In a high-level review held earlier this week, Department of Financial Services (DFS) Secretary M Nagaraju chaired a meeting with officials of India Infrastructure Finance Company Ltd (IIFCL), urging the state-owned lender to pursue a broader diversification strategy within the infrastructure financing landscape.
As conveyed in a post by the Department on X, Nagaraju observed that IIFCL had recorded an impressive compound annual growth rate (CAGR) of 17% over the past five years. He recommended that the company should now concentrate on expanding its portfolio across various sub-sectors of the infrastructure segment signalling a move beyond traditional domains to areas with untapped potential.

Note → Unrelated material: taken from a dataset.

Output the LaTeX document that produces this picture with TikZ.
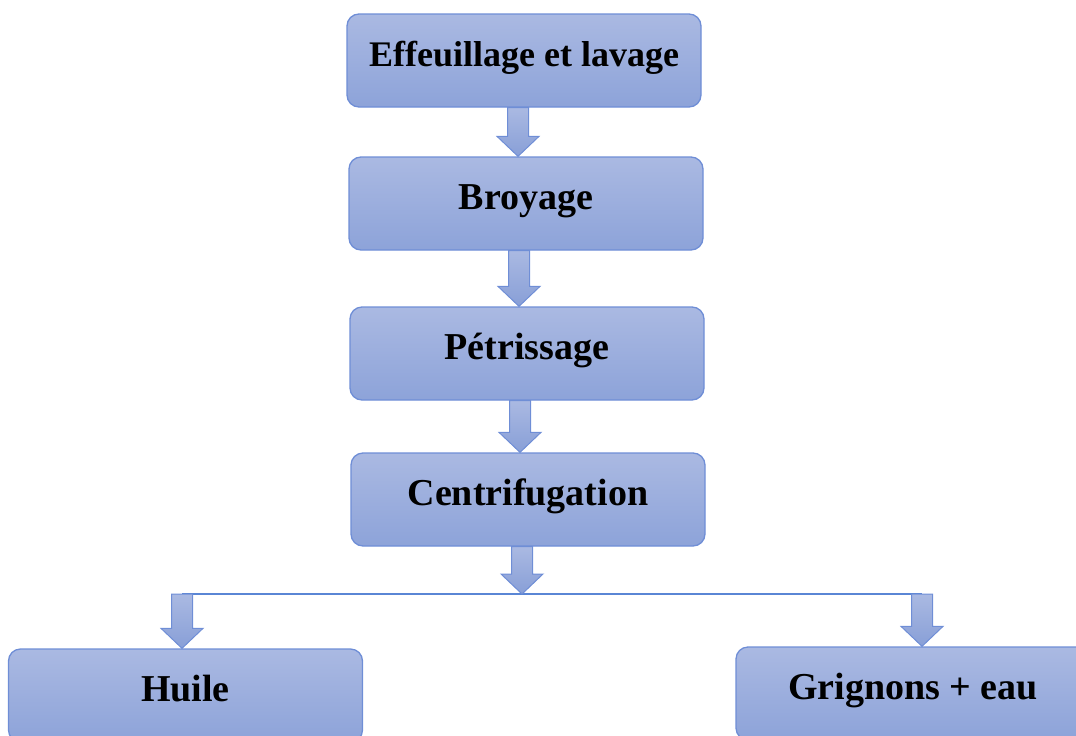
\documentclass[tikz,border=0pt]{standalone}
\usepackage{fontspec}
\setmainfont{Liberation Serif}
\usetikzlibrary{calc}
\definecolor{boxtop}{HTML}{AAB9E2}
\definecolor{boxbot}{HTML}{8DA3D9}
\definecolor{boxedge}{HTML}{6F8ED6}
\definecolor{arrtop}{HTML}{AAB9E2}
\definecolor{arrbot}{HTML}{889FD7}
\definecolor{splitcol}{HTML}{5A86D5}
\begin{document}
\begin{tikzpicture}[x=1pt,y=-1pt,
  stepbox/.style={draw=boxedge, line width=1.3pt, rounded corners=12pt,
    top color=boxtop, bottom color=boxbot,
    minimum width=354pt, minimum height=93pt, inner sep=0pt,
    text height=24pt, text depth=12pt,
    font=\bfseries\fontsize{38}{40}\selectfont},
  blockarrow/.style={draw=boxedge, line width=1pt, line join=miter,
    top color=arrtop, bottom color=arrbot,
    to path={let \p1=(\tikztostart), \p2=(\tikztotarget) in
      (\x1-10.5pt,\y1) -- (\x1+10.5pt,\y1) -- (\x1+10.5pt,\y2+20pt)
      -- (\x1+21pt,\y2+20pt) -- (\x1,\y2) -- (\x1-21pt,\y2+20pt)
      -- (\x1-10.5pt,\y2+20pt) -- cycle}},
  splitline/.style={draw=splitcol, line width=1.6pt}
]
\useasboundingbox (0,0) rectangle (1076,736);
\clip (0,0) rectangle (1076,736);

% process steps
\node[stepbox, font=\bfseries\fontsize{36}{38}\selectfont] (eff) at (524,60.5) {Effeuillage et lavage};
\node[stepbox] (broy) at (526,203.5) {Broyage};
\node[stepbox] (petr) at (527,353.5) {Pétrissage};
\node[stepbox] (cent) at (528,499.5) {Centrifugation};
\node[stepbox] (huile) at (185.5,695.5) {Huile};
\node[stepbox] (grig) at (913,693.5) {Grignons + eau};

% split of the centrifuge output
\coordinate (split) at (522,594);
\coordinate (lt) at (182,594);
\coordinate (rt) at (922,594);
\draw[splitline] (lt) -- (rt);

% block arrows between steps
\draw[blockarrow] ([xshift=-6pt]eff.south) to ([xshift=-6pt]broy.north);
\draw[blockarrow] ([xshift=-7pt]broy.south) to ([xshift=-7pt]petr.north);
\draw[blockarrow] ([xshift=-7pt]petr.south) to ([xshift=-7pt]cent.north);
\draw[blockarrow] ([xshift=-6pt]cent.south) to (split);
\draw[blockarrow] (lt) to (lt |- huile.north);
\draw[blockarrow] (rt) to (rt |- grig.north);
\end{tikzpicture}
\end{document}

He further stressed the importance of preserving asset quality, implying that growth should not come at the cost of increased credit risk. His statement reflected the government's focus on building a resilient and sustainable infrastructure financing framework through state-backed institutions.
The meeting was attended by IIFCL's Managing Director, PR Jaishankar, alongside several other senior officers, indicating the significance of the review in shaping the company's strategic direction.
IIFCL, wholly owned by the Government of India, plays a pivotal role in long-term infrastructure project financing, often supporting key national initiatives in roads, energy, urban infrastructure, and railways. With the government's current emphasis on public-private partnerships and large-scale infrastructure push under schemes like the National Infrastructure Pipeline (NIP), IIFCL's role is expected to become even more vital in the near future.
The push for diversification is not only an opportunity for business growth but also a challenge to strengthen risk management frameworks. As the infrastructure sector continues to evolve, IIFCL's ability to innovate and adapt across various sub-segments will likely define its long-term relevance and impact.